Leilani's protest – and punishment – has particular resonance now as it comes at a time when pro-athletes and politicians are challenging cultural traditions about how Americans express their patriotism. For some, it means loving your country enough to expose its problems. In recent weeks, professional, college, and some high school football athletes have joined San Francisco 49ers quarterback Colin Kaepernick in refusing to stand for the national anthem at football games, in support of Black Lives Matters and other causes.
In Worcester, Mass., a high school junior was told by his football coach that he would be suspended for one game if he didn't stand during the national anthem. School officials quickly backed the student, not the coach's, position.
The US Pledge of Allegiance has a long and complex history. During the global nationalist movements of the 19th century, expressions of patriotism and allegiance to one's nation of origin became increasingly popular across the Europe and the United States. The original Pledge of Allegiance was written by Francis Bellamy, a Christian socialist minister, in 1892. Schoolchildren all over the country still recite Bellamy's pledge to this day, with modifications, according to KPCC public radio in Los Angeles.

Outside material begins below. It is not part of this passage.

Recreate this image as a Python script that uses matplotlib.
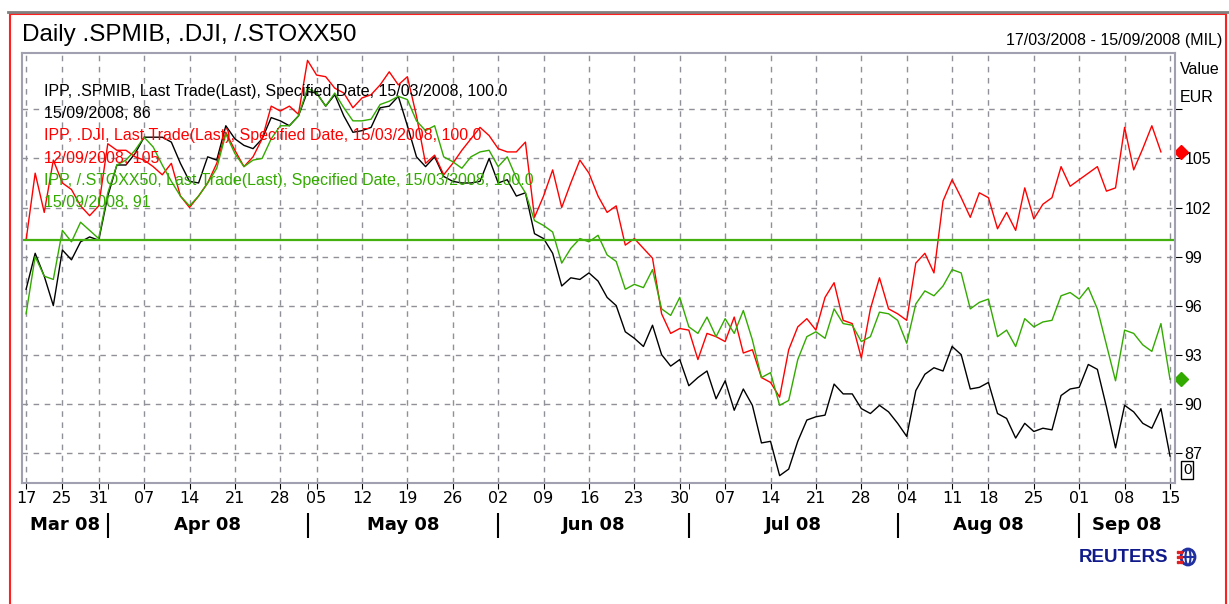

Until 1943, students could face expulsion for not reciting the pledge. That changed when Jehovah's Witnesses won West Virginia State Board of Education v. Barnette in the US Supreme Court, when the court ruled that students could not be forced to make the pledge. While the initial lawsuit was based on US Constitution's right of freedom of religion (Jehovah's Witnesses are religiously forbidden from saluting or pledging to symbols), the final ruling was based on First Amendment right of freedom of speech, allowing anyone with any objection to pledging allegiance, religious or otherwise, to refuse without consequence.
That brings us back to Leilani, more than 70 years after the Supreme Court ruling.
“[My teacher] told me I was being disrespectful, and I was pretty mad,” Leilani told KXTV in Sacramento, Calif. “She was being disrespectful to me also, saying I was making bad choices, and I don’t have the choice to sit during the pledge.”
Leilani says that she has refused to say the pledge because of her native American background. Native Americans have had a long history of being treated poorly by the United States government.
“My mom and my dad brought up what it [the pledge] meant to us and our people,” Leilani told KXTV. “So I just started sitting down.”
Leilani's stand began years before the protest sparked by NFL players kneeling during the national anthem. But she's not alone. Some politicians, including Missouri state senator, Democrat Jamilah Nasheed, have refused to stand for the Pledge of Allegiance in recent days.
"I decided to not stand for the Pledge of Allegiance today to stand in solidarity with the cause of injustice that Colin Kaepernick has shined a bright light upon. I am not anti-America, and in fact, it is because I love this country that I take this stand," Senator Nasheed told The Root.
Not everyone supports her sentiments, however, and there has been a significant backlash against the NFL players in particular. Among the detractors is Senator Ted Cruz (R) of Texas, who tweeted a condemnation of the protesting NFL players on Monday:
With many people have spoken out passionately for – or against – the protesters, others wonder if these kinds of patriotic ceremonies still hold relevance.
The Pledge of Allegiance has been questioned and revised almost since it was first introduced in 1892. There have been multiple appeals, for instance, to remove the "under God" portion of the pledge, as the Monitor has previously reported. The reference to God itself was a 1954 addition as part of the effort to stop the spread of communism, and was not included in the original pledge. Some have made the claim over the years that these kinds of ceremonies, largely created by white men, do not reflect the diverse America that exists today.
For Donna Becnel, superintendent of Leilani's school district, the choice of whether or not to participate in the pledge is up to the students, and no one else.
"Students here have First Amendment rights, and they do not lose that when they come to school," Ms. Becnel told KXTV, expressing her support for the Leilani and her friend.
Both students were allowed to transfer to another class.